Friday, October 08, 2021

McConnell "Blinks" - But He Remains On The Hot Seat


It looks like the debt ceiling fight is over -- for now. Afraid that he and his party would be blamed for a default if they continued to filibuster raising the debt limit, Minority Leader McConnell agreed to stop the filibuster and allow Democrats to raise the debt ceiling for nearly two months. But the fight is not over. The same thing is going to be repeated near the first of December.

McConnell wants Democrats to raise the ceiling using the reconciliation process, and says the short delay will give them time to do that. He could then tell voters that Republicans tried to stop the Democrats, but failed to curb their spending. It would be a lie, but that's what he wants.

But Democrats are not interested in playing his silly game. They have no intention of using reconciliation to raise the debt ceiling. They will dare the GOP to repeat its obstruction in December.

And the position held by McConnell and the Republicans is untenable. They cannot force Democrats to use reconciliation -- and if they block raising the debt ceiling and cause a default, they will be the ones to blame. The public will see it was the Republicans who voted for default, and the Democrats who voted against it.

McConnell will have to "blink" again in December. The normally Republican business community will force him to do so.

Friday, September 24, 2021

Cruz Tells Huge Lie To Justify Filibustering Debt Limit Raise


The House has passed a funding bill to keep the government running past September 30th. Included in the bill is a suspension of the debt limit (which needs to be raised pretty soon to keep the government from defaulting on its debts). The bill now goes to the Senate. But in the Senate, Ted Cruz has already said he would filibuster raising the debt limit -- and he has told a huge lie to justify that filibuster.

Steve Been explains at MSNBC.com:

Sen. Ted Cruz indicated last week that he intends to push the nation closer to a deliberate, self-imposed crisis, and as NBC News reportedyesterday, the Texas Republican isn't backing away from his threat to crash the economy on purpose.

Sen. Ted Cruz, R-Texas, promised to filibuster it, saying there is 'no universe' in which he would consent to allowing a simple majority vote on extending the debt limit.

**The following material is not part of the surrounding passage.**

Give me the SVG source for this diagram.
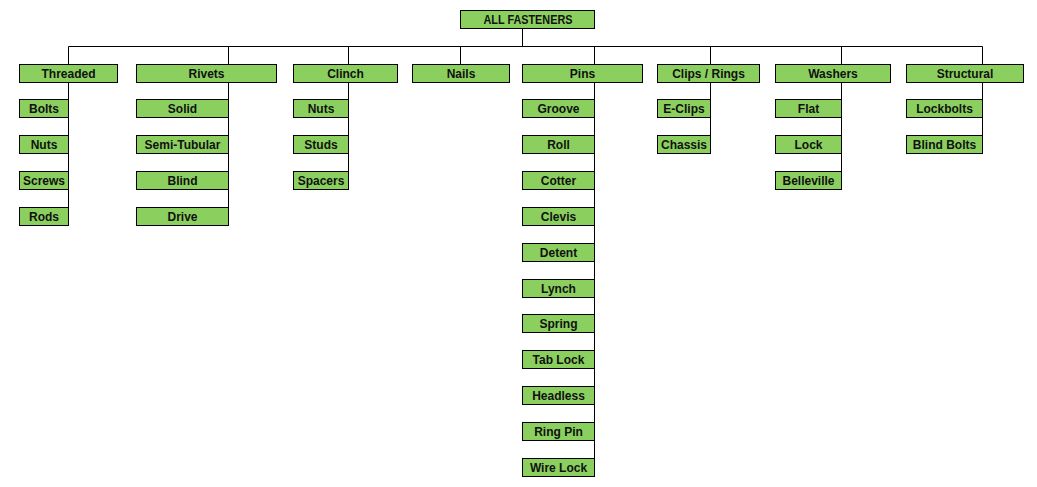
<svg xmlns="http://www.w3.org/2000/svg" width="1037" height="487" viewBox="0 0 1037 487">
<style>
.b{fill:#8BD05F;stroke:#000;stroke-width:1}
.t{font-family:"Liberation Sans",Arial,sans-serif;font-weight:bold;font-size:12px;fill:#111;text-anchor:middle}
.c{fill:none;stroke:#000;stroke-width:1}
</style>
<rect width="1037" height="487" fill="#fff"/>
<g id="connectors" class="c">
<path d="M522.5 28.5V46.5M68.5 46.5H982.5"/>
<path d="M68.5 46.5V225.5"/>
<path d="M228.5 46.5V225.5"/>
<path d="M348.5 46.5V189.5"/>
<path d="M460.5 46.5V64.5"/>
<path d="M594.5 46.5V476.5"/>
<path d="M710.5 46.5V153.5"/>
<path d="M841.5 46.5V189.5"/>
<path d="M982.5 46.5V153.5"/>
</g>
<g id="all-fasteners"><rect class="b" x="460.5" y="10.5" width="134" height="18"/><text class="t" x="528" y="24" textLength="89" lengthAdjust="spacingAndGlyphs">ALL FASTENERS</text></g>

<g id="threaded"><rect class="b" x="19.5" y="64.5" width="98" height="18"/><text class="t" x="68.5" y="78">Threaded</text></g>
<g id="rivets"><rect class="b" x="136.5" y="64.5" width="140" height="18"/><text class="t" x="206.5" y="78">Rivets</text></g>
<g id="clinch"><rect class="b" x="293.5" y="64.5" width="104" height="18"/><text class="t" x="345.5" y="78">Clinch</text></g>
<g id="nails"><rect class="b" x="412.5" y="64.5" width="97" height="18"/><text class="t" x="461" y="78">Nails</text></g>
<g id="pins"><rect class="b" x="522.5" y="64.5" width="120" height="18"/><text class="t" x="582.5" y="78">Pins</text></g>
<g id="clips-rings"><rect class="b" x="657.5" y="64.5" width="102" height="18"/><text class="t" x="708.5" y="78">Clips / Rings</text></g>
<g id="washers"><rect class="b" x="775.5" y="64.5" width="115" height="18"/><text class="t" x="833" y="78">Washers</text></g>
<g id="structural"><rect class="b" x="906.5" y="64.5" width="117" height="18"/><text class="t" x="965" y="78">Structural</text></g>

<g id="threaded-bolts"><rect class="b" x="19.5" y="99.5" width="49" height="18"/><text class="t" x="44" y="113">Bolts</text></g>
<g id="threaded-nuts"><rect class="b" x="19.5" y="135.5" width="49" height="18"/><text class="t" x="44" y="149">Nuts</text></g>
<g id="threaded-screws"><rect class="b" x="19.5" y="171.5" width="49" height="18"/><text class="t" x="44" y="185">Screws</text></g>
<g id="threaded-rods"><rect class="b" x="19.5" y="207.5" width="49" height="18"/><text class="t" x="44" y="221">Rods</text></g>

<g id="rivets-solid"><rect class="b" x="136.5" y="99.5" width="92" height="18"/><text class="t" x="182.5" y="113">Solid</text></g>
<g id="rivets-semi-tubular"><rect class="b" x="136.5" y="135.5" width="92" height="18"/><text class="t" x="182.5" y="149">Semi-Tubular</text></g>
<g id="rivets-blind"><rect class="b" x="136.5" y="171.5" width="92" height="18"/><text class="t" x="182.5" y="185">Blind</text></g>
<g id="rivets-drive"><rect class="b" x="136.5" y="207.5" width="92" height="18"/><text class="t" x="182.5" y="221">Drive</text></g>

<g id="clinch-nuts"><rect class="b" x="293.5" y="99.5" width="55" height="18"/><text class="t" x="321" y="113">Nuts</text></g>
<g id="clinch-studs"><rect class="b" x="293.5" y="135.5" width="55" height="18"/><text class="t" x="321" y="149">Studs</text></g>
<g id="clinch-spacers"><rect class="b" x="293.5" y="171.5" width="55" height="18"/><text class="t" x="321" y="185">Spacers</text></g>

<g id="pins-groove"><rect class="b" x="522.5" y="99.5" width="72" height="18"/><text class="t" x="558.5" y="113">Groove</text></g>
<g id="pins-roll"><rect class="b" x="522.5" y="135.5" width="72" height="18"/><text class="t" x="558.5" y="149">Roll</text></g>
<g id="pins-cotter"><rect class="b" x="522.5" y="171.5" width="72" height="18"/><text class="t" x="558.5" y="185">Cotter</text></g>
<g id="pins-clevis"><rect class="b" x="522.5" y="207.5" width="72" height="18"/><text class="t" x="558.5" y="221">Clevis</text></g>
<g id="pins-detent"><rect class="b" x="522.5" y="243.5" width="72" height="18"/><text class="t" x="558.5" y="257">Detent</text></g>
<g id="pins-lynch"><rect class="b" x="522.5" y="279.5" width="72" height="18"/><text class="t" x="558.5" y="293">Lynch</text></g>
<g id="pins-spring"><rect class="b" x="522.5" y="314.5" width="72" height="18"/><text class="t" x="558.5" y="328">Spring</text></g>
<g id="pins-tab-lock"><rect class="b" x="522.5" y="350.5" width="72" height="18"/><text class="t" x="558.5" y="364">Tab Lock</text></g>
<g id="pins-headless"><rect class="b" x="522.5" y="386.5" width="72" height="18"/><text class="t" x="558.5" y="400">Headless</text></g>
<g id="pins-ring-pin"><rect class="b" x="522.5" y="422.5" width="72" height="18"/><text class="t" x="558.5" y="436">Ring Pin</text></g>
<g id="pins-wire-lock"><rect class="b" x="522.5" y="458.5" width="72" height="18"/><text class="t" x="558.5" y="472">Wire Lock</text></g>

<g id="clips-e-clips"><rect class="b" x="657.5" y="99.5" width="53" height="18"/><text class="t" x="684" y="113">E-Clips</text></g>
<g id="clips-chassis"><rect class="b" x="657.5" y="135.5" width="53" height="18"/><text class="t" x="684" y="149">Chassis</text></g>

<g id="washers-flat"><rect class="b" x="775.5" y="99.5" width="66" height="18"/><text class="t" x="808.5" y="113">Flat</text></g>
<g id="washers-lock"><rect class="b" x="775.5" y="135.5" width="66" height="18"/><text class="t" x="808.5" y="149">Lock</text></g>
<g id="washers-belleville"><rect class="b" x="775.5" y="171.5" width="66" height="18"/><text class="t" x="808.5" y="185">Belleville</text></g>

<g id="structural-lockbolts"><rect class="b" x="906.5" y="99.5" width="76" height="18"/><text class="t" x="944.5" y="113">Lockbolts</text></g>
<g id="structural-blind-bolts"><rect class="b" x="906.5" y="135.5" width="76" height="18"/><text class="t" x="944.5" y="149">Blind Bolts</text></g>
</svg>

The GOP senator added that extending the debt limit would make it "easier for [Senate Majority Leader] Chuck Schumer and the Democrats to add trillions more in debt."

That doesn't make any sense.

There are plenty of members of Congress who are badly confused about the substantive details of governing. As a rule, Cruz isn't one of them. I've long argued that the Texas Republican's principle political problem is not that he's dumb, but rather, that he assumes everyone else is dumb.

His comments on the debt ceiling capture the problem nicely. As Cruz surely knows, raising the debt ceiling allows the United States to pay its bills, not to clear the way for new spending. The process is about paying for the stuff Congress already bought in the past, not giving lawmakers approval to buy new stuff in the future.

The GOP senator, in other words, is preparing to block important legislation — a bill that would prevent the United States from defaulting on its obligations for the first time in our history — based on a rather obvious lie.

If Cruz follows through on his gambit and his effort succeeds, the results would be catastrophic. As The Washington Post's Catherine Rampell explained in her new column:

The government would have trouble paying Social Security checks, military salaries and all the creditors who'd previously lent money to Uncle Sam. A default would also violate the Constitution, which says 'the validity of the public debt of the United States ... shall not be questioned.' Finally, it would trigger chaos throughout the global financial system. Financial markets currently treat U.S. debt as virtually risk-free, with all other assets benchmarked against it. If we demonstrate that our debt is not really risk-free — that we're instead cavalier about repaying our creditors — panic would tear through other markets as well.

Again, Cruz knows this. So do McConnell and many other congressional Republicans. They've decided to play with matches anyway, even if it's their own country's economy that burns.